When Heartbreak turns to Anger

This article first appeared on Tearfund Lifestyle, 25 June 2014.

In the last few months, my Dad had a major operation to remove a cancer; my dearest, wonderful Grandma passed away; I ended things with my lovely long-term boyfriend; and I was told that my chronic pain treatment was not as likely to be effective as they first thought. Oh, and I had university finals. A friend recently told me I was basically a whole season of Hollyoaks in one person. Unsurprisingly, it’s become a bit much for my mind, body and spirit to process.

All of us at some point or another will deal with grief. Grief can feel like it’s neatly swiped the breath right from your lungs. It also affects us all in different ways. Yet, like mothers comparing the progress of their toddlers at care group, we sometimes question (often by means of a cheeky Google search) how our bodies are dealing with these external factors: am I crying enough? Am I crying too much?

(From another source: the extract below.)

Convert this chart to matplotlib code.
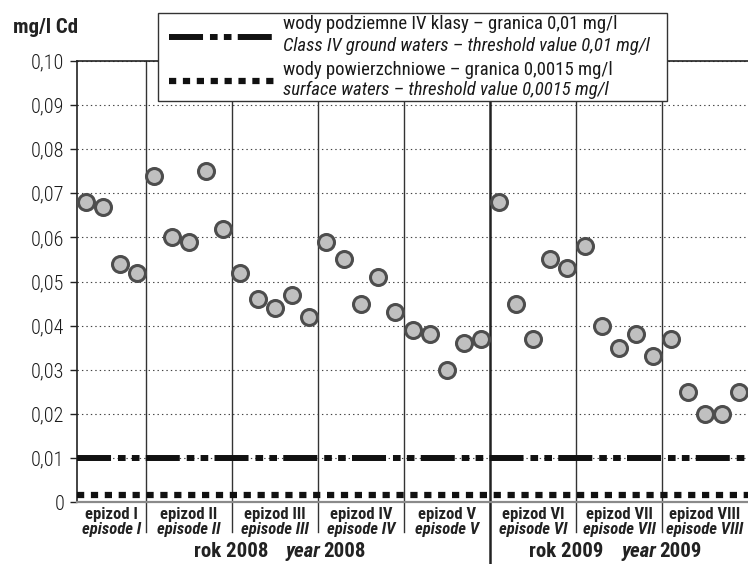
import numpy as np
import matplotlib.pyplot as plt
from matplotlib.lines import Line2D
from matplotlib.patches import Rectangle

plt.rcParams['font.family'] = ['Roboto Condensed', 'DejaVu Sans']
plt.rcParams['lines.scale_dashes'] = False

# data
episodes = ['I', 'II', 'III', 'IV', 'V', 'VI', 'VII', 'VIII']
episode_counts = [4, 5, 5, 5, 5, 5, 5, 5]
years = ['2008', '2009']
episodes_per_year = [5, 3]
cd_values = [0.068, 0.067, 0.054, 0.052,
             0.074, 0.060, 0.059, 0.075, 0.062,
             0.052, 0.046, 0.044, 0.047, 0.042,
             0.059, 0.055, 0.045, 0.051, 0.043,
             0.039, 0.038, 0.030, 0.036, 0.037,
             0.068, 0.045, 0.037, 0.055, 0.053,
             0.058, 0.040, 0.035, 0.038, 0.033,
             0.037, 0.025, 0.020, 0.020, 0.025]
ground_limit = 0.01
surface_limit = 0.0015
yticks = [0, 0.01, 0.02, 0.03, 0.04, 0.05, 0.06, 0.07, 0.08, 0.09, 0.10]
ytick_labels = ['0', '0,01', '0,02', '0,03', '0,04', '0,05',
                '0,06', '0,07', '0,08', '0,09', '0,10']
legend_labels = ['wody podziemne IV klasy \u2013 granica 0,01 mg/l',
                 'Class IV ground waters \u2013 threshold value 0,01 mg/l',
                 'wody powierzchniowe \u2013 granica 0,0015 mg/l',
                 'surface waters \u2013 threshold value 0,0015 mg/l']

W, H = 748, 564
def fx(px): return px / W
def fy(py): return 1 - py / H

ground_dash = (24.5, 5, 5.5, 4.5, 5.5, 4.5)
surface_dash = (5.2, 4.8)

fig = plt.figure(figsize=(W / 100, H / 100), dpi=100)
ax = fig.add_axes([fx(77), fy(502), fx(748) - fx(77), fy(61) - fy(502)])

n = len(cd_values)
x = np.arange(n)
ax.set_xlim(-0.5, n - 0.5)
ax.set_ylim(0, 0.10)

# grid
ax.set_yticks(yticks)
ax.set_yticklabels(ytick_labels, fontweight='light')
ax.yaxis.grid(True, linestyle=(0, (1, 2.2)), color='#444444', lw=0.8)
ax.set_axisbelow(True)
ax.tick_params(axis='y', length=5, width=1, color='#222222', pad=4,
               labelsize=14.5, labelcolor='#1a1a1a')
ax.tick_params(axis='x', bottom=False, labelbottom=False)
ax.spines['right'].set_visible(False)
ax.spines['top'].set_color('#222222')
ax.spines['top'].set_linewidth(1.2)
ax.spines['left'].set_color('#222222')
ax.spines['left'].set_linewidth(1.2)
ax.spines['bottom'].set_color('#8a8a8a')
ax.spines['bottom'].set_linewidth(1.6)

# threshold lines
ax.axhline(ground_limit, color='#111111', lw=4.3, dashes=ground_dash, zorder=3)
ax.axhline(surface_limit, color='#111111', lw=4.5, dashes=surface_dash, zorder=3)

# episode separators
bounds = np.cumsum(episode_counts)[:-1] - 0.5
year_bound = sum(episode_counts[:episodes_per_year[0]]) - 0.5
for b in bounds:
    if b == year_bound:
        ax.axvline(b, ymin=-0.141, ymax=1, color='#222222', lw=1.8,
                   clip_on=False, zorder=2)
    else:
        ax.axvline(b, ymin=-0.068, ymax=1, color='#333333', lw=1.0,
                   clip_on=False, zorder=2)

# points
ax.plot(x, cd_values, 'o', ms=11.5, mfc='#c0c0c0', mec='#4d4d4d', mew=2.2,
        zorder=4, clip_on=False)

# episode labels
tr = ax.get_xaxis_transform()
start = 0
for name, cnt in zip(episodes, episode_counts):
    c = start + (cnt - 1) / 2
    ax.text(c, -0.028, 'epizod ' + name, transform=tr, ha='center', va='center',
            fontsize=12, fontweight='bold', color='#222222')
    ax.text(c, -0.063, 'episode ' + name, transform=tr, ha='center', va='center',
            fontsize=12, fontweight='bold', style='italic', color='#222222')
    start += cnt

# year labels
start = -0.5
ep = 0
for yr, ne in zip(years, episodes_per_year):
    width = sum(episode_counts[ep:ep + ne])
    c = start + width / 2
    ax.annotate('rok ' + yr, xy=(c, -0.125), xycoords=tr, xytext=(-11, 0),
                textcoords='offset points', ha='right', va='baseline',
                fontsize=15, fontweight='bold', color='#222222', annotation_clip=False)
    t_year = ax.annotate('year', xy=(c, -0.125), xycoords=tr, xytext=(1.5, 0),
                         textcoords='offset points', ha='left', va='baseline',
                         fontsize=15, fontweight='bold', style='italic',
                         color='#222222', annotation_clip=False)
    ax.annotate(yr, xy=(1, 0), xycoords=t_year, xytext=(2, 0),
                textcoords='offset points', ha='left', va='bottom',
                fontsize=15, fontweight='bold', color='#222222')
    start += width
    ep += ne

# unit label
fig.text(fx(13), fy(33), 'mg/l Cd', fontsize=15, fontweight='bold',
         color='#222222', va='baseline')

# legend box drawn by hand
fig.add_artist(Rectangle((fx(158), fy(101)), fx(667) - fx(158), fy(13) - fy(101),
                         transform=fig.transFigure, facecolor='white',
                         edgecolor='#333333', lw=1.0, zorder=5))
fig.add_artist(Line2D([fx(169), fx(274)], [fy(37), fy(37)], color='#111111',
                      lw=4.3, dashes=ground_dash, zorder=6))
fig.add_artist(Line2D([fx(169), fx(274)], [fy(81), fy(81)], color='#111111',
                      lw=4.5, dashes=surface_dash, zorder=6))
for lab, yb, it in zip(legend_labels, [29, 51, 75, 95], [False, True, False, True]):
    fig.text(fx(283), fy(yb), lab, fontsize=13.5, style='italic' if it else 'normal',
             va='baseline', color='#1a1a1a', zorder=7)

fig.savefig('out.png', dpi=100)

Why am I not crying at all? What ‘stage’ of grief does the model say I’m in? Should I be feeling this pain in my chest? What am I supposed to do with all these emotions inside me?

For me, one of my biggest go-to responses has been anger. Not anger at anyone or anything in particular; more like a sudden fierceness that would propel me to violently defend an opinion or get involved in sorting out an issue that doesn’t strictly affect me. Another of my friends has a phrase: ‘my sense of right has been wronged.’ If anything wrongs my sense of right at the moment, I’m on it like a feral lioness who’s just heard someone wants to hurt her cubs. And strictly speaking, that’s really what anger is for: to galvanise us to fight for our sense of justice. It’s not primarily a destructive emotion, although it can be if it’s not resolved in a healthy way. Think about the famous example of Jesus whacking the vendors’ tables over in the temple. He wasn’t doing that for the sake of destruction; rather, he was expressing the fact that this was not how it should be, and the only way to fix that was to remove the cause of concern. His sense of right had been wronged, and He got angry.

Now I’m not saying for one second that anger and/or violence is always (or ever) the answer. Whenever that story is mentioned we should also remember that Jesus lovingly died in the place of everyone who’s ever wronged His sense of right. Perhaps then the answer to anger is forgiveness. The trouble comes when, like me, you don’t know who to forgive, because you don’t know where your anger is directed, if it is directed towards anything at all. In these times, I’m choosing to take comfort in the words of the psalmist:

‘Is anyone crying for help? God is listening, ready to rescue you. If your heart is broken, you’ll find God right there; if you’re kicked in the gut, he’ll help you catch your breath’ (Psalm 34:17-8).

Encouragingly, for those times when we don’t know where God is, we also find precedent for a simple prayer:

‘Don’t dump me, God; my God, don’t stand me up. Hurry and help me; I want some wide-open space in my life!’ (Psalm 38:21-22)

When I’m stuck for words, they’re as good as any, as they recognise I need God and help me verbalise the step of faith I’m trying to force my weary feet to make. It’s hard to stay obedient when you don’t have the energy, and I’ve definitely wronged His sense of right while processing these emotions. Right now I’m just thanking God that even when I’m tongue-tied, I can use His Word to give me the words that grief has rendered me incapable of expressing. One day at a time.